| Source data |

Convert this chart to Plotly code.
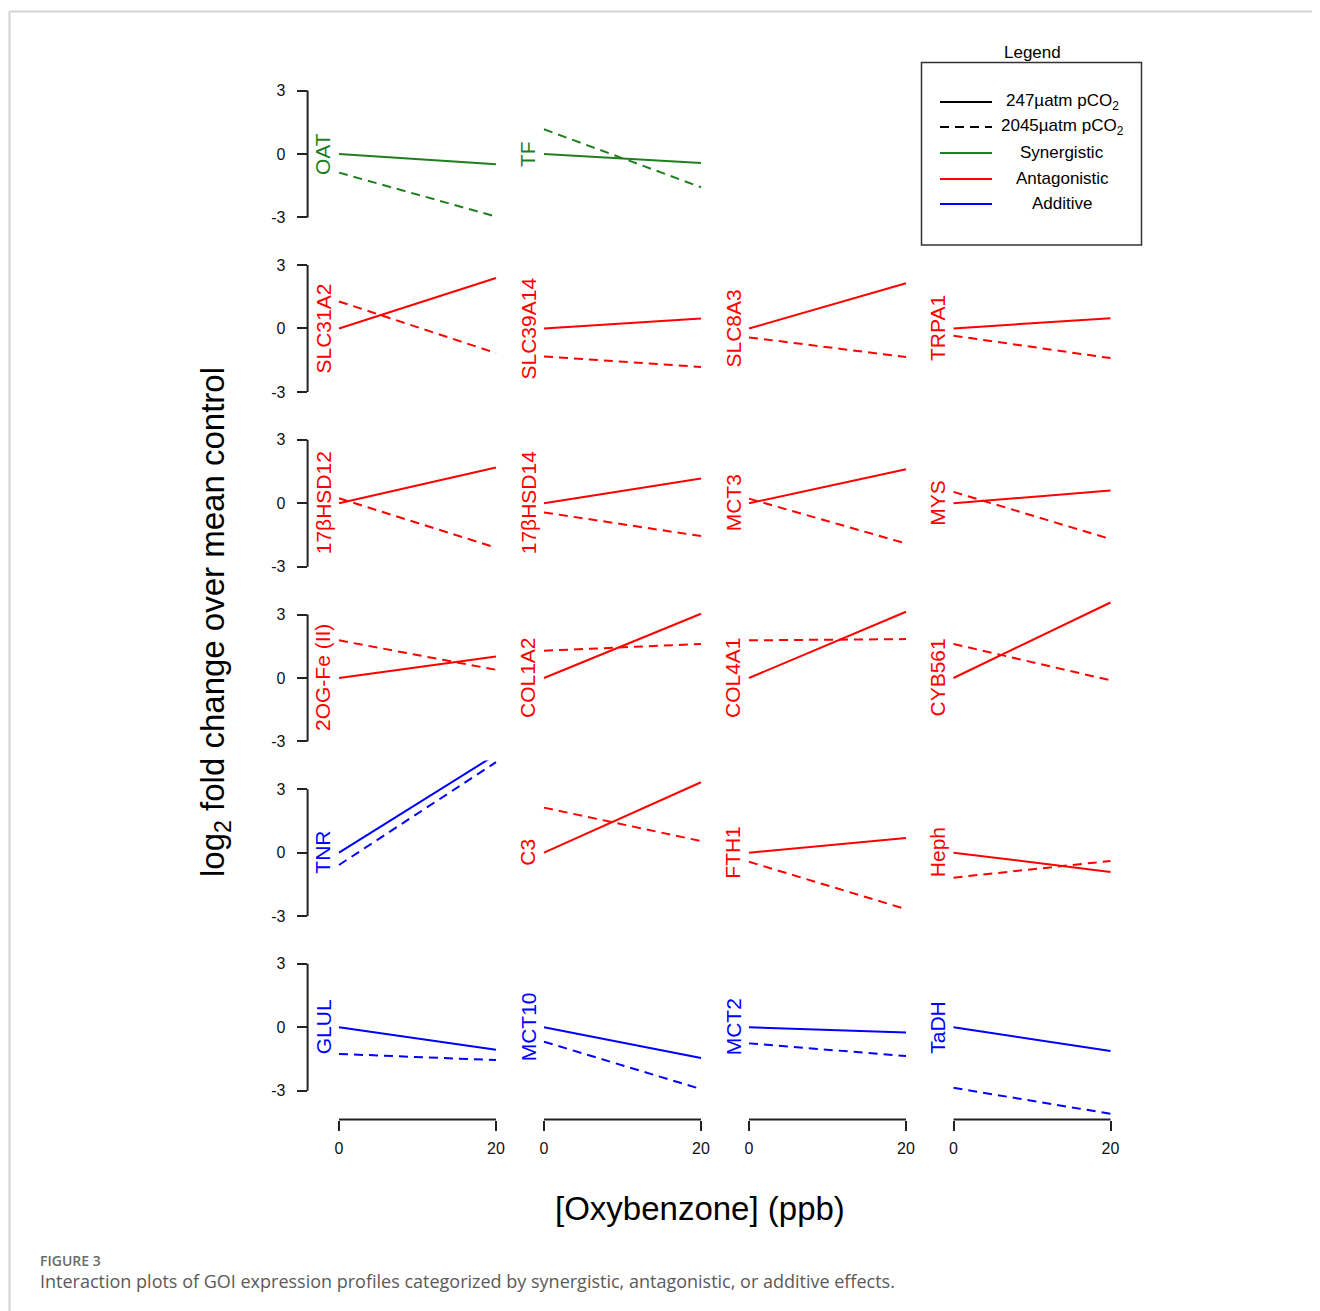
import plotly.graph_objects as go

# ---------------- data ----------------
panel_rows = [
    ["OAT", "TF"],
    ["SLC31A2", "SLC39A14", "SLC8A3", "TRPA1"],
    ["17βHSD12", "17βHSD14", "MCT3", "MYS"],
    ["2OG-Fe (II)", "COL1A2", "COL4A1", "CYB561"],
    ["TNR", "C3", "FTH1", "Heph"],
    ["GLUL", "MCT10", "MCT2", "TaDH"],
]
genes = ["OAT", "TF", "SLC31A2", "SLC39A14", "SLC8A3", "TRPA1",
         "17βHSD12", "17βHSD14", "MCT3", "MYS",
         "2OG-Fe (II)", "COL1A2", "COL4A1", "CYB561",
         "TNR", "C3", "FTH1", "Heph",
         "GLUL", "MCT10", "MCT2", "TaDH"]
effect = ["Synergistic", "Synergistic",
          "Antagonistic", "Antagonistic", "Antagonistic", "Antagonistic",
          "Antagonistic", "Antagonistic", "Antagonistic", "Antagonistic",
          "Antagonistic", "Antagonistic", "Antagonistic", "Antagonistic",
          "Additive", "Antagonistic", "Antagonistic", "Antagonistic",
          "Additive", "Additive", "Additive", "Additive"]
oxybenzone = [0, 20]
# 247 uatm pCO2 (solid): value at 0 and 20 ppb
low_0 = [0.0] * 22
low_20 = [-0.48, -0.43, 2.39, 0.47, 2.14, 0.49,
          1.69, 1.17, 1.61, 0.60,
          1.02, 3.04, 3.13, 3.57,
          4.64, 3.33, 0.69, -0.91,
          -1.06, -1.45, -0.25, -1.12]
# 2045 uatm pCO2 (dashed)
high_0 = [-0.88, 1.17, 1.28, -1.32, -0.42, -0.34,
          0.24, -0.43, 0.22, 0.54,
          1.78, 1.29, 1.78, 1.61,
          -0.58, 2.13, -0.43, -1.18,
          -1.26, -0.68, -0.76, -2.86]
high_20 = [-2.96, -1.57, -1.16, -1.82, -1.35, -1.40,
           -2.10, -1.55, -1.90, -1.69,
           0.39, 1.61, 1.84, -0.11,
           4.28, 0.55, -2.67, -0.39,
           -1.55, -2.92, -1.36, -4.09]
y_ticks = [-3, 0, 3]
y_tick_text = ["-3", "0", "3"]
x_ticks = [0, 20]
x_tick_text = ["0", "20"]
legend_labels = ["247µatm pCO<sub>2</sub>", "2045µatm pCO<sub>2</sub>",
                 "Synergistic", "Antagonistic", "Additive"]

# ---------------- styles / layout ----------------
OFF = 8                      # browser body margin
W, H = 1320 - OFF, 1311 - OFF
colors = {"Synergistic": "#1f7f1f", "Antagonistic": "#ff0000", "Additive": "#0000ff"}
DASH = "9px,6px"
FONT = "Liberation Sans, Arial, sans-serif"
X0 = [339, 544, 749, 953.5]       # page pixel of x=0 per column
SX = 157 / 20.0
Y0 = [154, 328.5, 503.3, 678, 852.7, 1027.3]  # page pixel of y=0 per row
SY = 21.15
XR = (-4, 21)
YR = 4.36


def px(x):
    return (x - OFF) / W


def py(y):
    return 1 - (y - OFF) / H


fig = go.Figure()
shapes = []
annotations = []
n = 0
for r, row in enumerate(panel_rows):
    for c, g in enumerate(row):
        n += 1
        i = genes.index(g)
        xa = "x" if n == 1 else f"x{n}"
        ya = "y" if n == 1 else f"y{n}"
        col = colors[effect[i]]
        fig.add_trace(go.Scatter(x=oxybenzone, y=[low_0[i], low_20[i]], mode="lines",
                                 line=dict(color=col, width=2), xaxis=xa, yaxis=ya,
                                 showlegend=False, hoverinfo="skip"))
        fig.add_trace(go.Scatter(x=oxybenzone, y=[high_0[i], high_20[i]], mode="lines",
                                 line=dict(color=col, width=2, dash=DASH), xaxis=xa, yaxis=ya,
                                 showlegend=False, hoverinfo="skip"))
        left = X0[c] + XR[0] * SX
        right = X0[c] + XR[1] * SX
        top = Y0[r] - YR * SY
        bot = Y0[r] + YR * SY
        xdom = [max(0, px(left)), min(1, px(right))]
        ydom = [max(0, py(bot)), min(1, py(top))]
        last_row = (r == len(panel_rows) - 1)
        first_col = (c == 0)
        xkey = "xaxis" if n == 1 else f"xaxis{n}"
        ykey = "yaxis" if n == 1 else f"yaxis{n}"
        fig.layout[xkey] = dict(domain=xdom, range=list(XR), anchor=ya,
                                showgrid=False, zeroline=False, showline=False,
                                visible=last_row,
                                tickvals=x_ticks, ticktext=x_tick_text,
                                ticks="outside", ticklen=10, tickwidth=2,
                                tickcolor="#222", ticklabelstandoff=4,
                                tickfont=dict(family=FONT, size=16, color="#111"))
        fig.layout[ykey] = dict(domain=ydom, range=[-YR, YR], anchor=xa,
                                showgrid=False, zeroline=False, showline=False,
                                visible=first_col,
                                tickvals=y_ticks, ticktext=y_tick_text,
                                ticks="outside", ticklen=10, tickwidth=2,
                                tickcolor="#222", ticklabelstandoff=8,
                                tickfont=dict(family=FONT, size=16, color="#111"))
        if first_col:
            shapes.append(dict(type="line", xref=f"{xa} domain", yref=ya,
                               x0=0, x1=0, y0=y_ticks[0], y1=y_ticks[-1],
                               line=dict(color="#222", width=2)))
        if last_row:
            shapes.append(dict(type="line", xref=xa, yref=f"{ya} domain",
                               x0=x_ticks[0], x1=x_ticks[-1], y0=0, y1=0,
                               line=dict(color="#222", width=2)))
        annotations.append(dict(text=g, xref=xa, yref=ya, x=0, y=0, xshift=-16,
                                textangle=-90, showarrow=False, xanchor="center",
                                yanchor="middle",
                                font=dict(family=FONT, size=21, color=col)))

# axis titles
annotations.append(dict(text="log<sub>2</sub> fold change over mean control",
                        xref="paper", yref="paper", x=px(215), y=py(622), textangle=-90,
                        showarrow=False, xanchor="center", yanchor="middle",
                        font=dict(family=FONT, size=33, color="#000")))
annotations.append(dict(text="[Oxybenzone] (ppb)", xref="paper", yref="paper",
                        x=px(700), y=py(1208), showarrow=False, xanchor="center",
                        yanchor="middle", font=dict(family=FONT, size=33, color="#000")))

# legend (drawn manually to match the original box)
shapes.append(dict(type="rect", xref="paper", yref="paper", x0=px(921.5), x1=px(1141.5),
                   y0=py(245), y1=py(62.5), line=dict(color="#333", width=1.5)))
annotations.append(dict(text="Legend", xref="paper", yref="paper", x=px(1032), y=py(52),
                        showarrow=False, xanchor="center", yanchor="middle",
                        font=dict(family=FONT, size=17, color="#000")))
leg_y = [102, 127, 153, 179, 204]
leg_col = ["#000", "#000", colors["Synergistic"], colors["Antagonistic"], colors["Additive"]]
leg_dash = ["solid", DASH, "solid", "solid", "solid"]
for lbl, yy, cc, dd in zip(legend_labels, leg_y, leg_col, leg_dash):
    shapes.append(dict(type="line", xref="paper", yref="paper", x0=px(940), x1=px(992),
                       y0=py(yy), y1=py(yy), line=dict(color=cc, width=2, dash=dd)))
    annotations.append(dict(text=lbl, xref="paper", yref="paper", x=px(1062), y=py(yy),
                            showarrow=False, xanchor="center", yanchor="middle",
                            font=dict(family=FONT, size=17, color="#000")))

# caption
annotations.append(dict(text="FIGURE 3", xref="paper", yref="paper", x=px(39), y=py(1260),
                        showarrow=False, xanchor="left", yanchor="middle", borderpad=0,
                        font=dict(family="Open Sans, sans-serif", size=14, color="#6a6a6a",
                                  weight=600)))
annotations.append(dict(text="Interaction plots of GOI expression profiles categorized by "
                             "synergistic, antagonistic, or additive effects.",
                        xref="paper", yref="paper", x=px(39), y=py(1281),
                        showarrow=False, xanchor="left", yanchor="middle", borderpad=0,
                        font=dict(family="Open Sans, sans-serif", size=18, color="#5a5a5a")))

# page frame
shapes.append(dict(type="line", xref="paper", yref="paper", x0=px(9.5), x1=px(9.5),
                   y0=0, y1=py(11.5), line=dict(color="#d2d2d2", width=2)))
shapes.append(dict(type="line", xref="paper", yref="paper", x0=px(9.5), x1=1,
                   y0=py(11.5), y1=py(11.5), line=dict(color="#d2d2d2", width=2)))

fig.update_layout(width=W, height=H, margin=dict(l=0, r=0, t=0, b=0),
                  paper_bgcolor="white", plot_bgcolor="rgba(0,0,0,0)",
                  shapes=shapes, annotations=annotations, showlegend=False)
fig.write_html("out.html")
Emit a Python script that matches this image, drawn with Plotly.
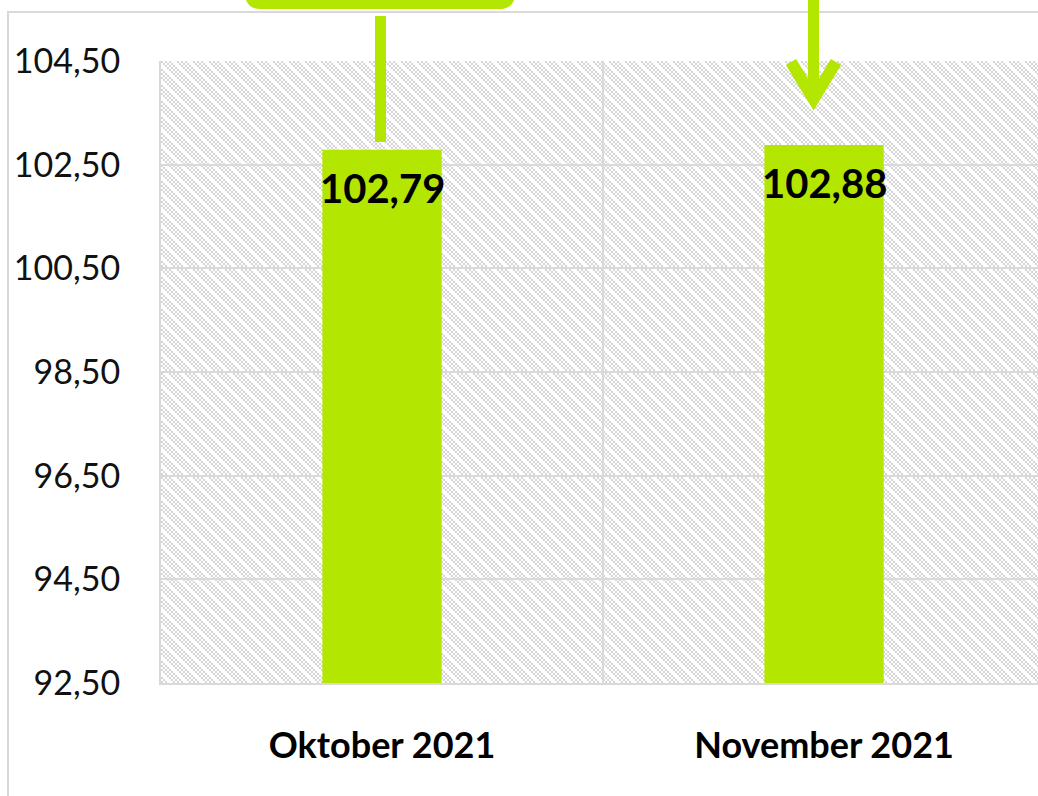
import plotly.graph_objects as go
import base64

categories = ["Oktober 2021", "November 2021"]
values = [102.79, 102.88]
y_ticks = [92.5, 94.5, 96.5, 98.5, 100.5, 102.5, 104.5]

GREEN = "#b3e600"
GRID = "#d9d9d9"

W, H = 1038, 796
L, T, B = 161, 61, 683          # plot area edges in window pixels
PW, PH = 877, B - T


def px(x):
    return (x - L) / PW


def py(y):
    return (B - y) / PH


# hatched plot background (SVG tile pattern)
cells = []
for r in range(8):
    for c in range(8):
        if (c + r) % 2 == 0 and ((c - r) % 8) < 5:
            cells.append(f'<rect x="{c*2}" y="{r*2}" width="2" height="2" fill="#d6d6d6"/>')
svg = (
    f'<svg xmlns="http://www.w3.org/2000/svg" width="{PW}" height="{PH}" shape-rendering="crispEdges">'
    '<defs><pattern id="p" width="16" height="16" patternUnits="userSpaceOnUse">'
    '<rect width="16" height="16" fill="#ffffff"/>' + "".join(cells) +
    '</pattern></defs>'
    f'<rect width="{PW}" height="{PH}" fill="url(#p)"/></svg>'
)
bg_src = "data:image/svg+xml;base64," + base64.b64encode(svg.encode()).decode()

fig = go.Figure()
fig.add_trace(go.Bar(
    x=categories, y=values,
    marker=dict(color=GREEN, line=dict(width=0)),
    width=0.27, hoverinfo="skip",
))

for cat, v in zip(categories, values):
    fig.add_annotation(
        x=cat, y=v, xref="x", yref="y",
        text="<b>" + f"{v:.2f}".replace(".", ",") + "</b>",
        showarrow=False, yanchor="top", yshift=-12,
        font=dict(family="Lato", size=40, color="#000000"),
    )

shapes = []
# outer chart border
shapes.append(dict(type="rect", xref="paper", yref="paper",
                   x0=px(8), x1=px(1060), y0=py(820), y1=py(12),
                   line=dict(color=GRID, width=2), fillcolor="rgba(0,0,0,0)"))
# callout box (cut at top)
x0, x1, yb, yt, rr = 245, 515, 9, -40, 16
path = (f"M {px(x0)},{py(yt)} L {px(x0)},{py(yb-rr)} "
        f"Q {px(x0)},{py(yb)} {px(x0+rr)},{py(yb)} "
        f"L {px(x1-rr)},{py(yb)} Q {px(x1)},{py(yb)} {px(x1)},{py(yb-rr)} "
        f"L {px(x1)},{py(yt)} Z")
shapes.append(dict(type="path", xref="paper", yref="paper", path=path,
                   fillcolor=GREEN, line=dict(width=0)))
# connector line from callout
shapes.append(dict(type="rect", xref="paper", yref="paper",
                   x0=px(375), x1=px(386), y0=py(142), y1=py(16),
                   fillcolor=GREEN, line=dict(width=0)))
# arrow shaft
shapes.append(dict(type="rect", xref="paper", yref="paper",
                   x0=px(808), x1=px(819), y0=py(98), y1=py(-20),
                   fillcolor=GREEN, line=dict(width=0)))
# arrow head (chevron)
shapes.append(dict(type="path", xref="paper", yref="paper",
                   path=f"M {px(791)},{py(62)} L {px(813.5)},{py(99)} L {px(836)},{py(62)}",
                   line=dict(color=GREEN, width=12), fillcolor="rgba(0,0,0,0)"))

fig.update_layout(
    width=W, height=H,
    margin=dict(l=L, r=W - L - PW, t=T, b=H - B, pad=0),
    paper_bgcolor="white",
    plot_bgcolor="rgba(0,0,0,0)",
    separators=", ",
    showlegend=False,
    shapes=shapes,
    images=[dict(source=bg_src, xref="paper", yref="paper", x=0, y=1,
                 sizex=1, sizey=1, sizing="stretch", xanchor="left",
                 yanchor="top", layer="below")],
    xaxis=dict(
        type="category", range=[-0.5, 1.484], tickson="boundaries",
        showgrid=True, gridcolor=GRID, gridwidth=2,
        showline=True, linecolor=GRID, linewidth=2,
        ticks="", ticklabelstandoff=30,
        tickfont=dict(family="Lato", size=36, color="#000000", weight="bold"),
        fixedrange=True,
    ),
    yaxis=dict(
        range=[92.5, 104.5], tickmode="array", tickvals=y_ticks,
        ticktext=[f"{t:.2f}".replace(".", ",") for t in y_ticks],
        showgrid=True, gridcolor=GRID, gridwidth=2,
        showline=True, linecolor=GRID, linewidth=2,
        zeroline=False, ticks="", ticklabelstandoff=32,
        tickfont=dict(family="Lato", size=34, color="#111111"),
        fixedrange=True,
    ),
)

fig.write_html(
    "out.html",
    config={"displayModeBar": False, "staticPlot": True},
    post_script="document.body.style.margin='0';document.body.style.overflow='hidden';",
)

| Exercise aim |
Everything from the line with "Emit a Python" down to the line with "return (B - y) / PH" in the data above should be copied exactly, with both end lines kept and the pictures left out.

| Reply to the exercise |
Emit a Python script that matches this image, drawn with Plotly.
import plotly.graph_objects as go
import base64

categories = ["Oktober 2021", "November 2021"]
values = [102.79, 102.88]
y_ticks = [92.5, 94.5, 96.5, 98.5, 100.5, 102.5, 104.5]

GREEN = "#b3e600"
GRID = "#d9d9d9"

W, H = 1038, 796
L, T, B = 161, 61, 683          # plot area edges in window pixels
PW, PH = 877, B - T


def px(x):
    return (x - L) / PW


def py(y):
    return (B - y) / PH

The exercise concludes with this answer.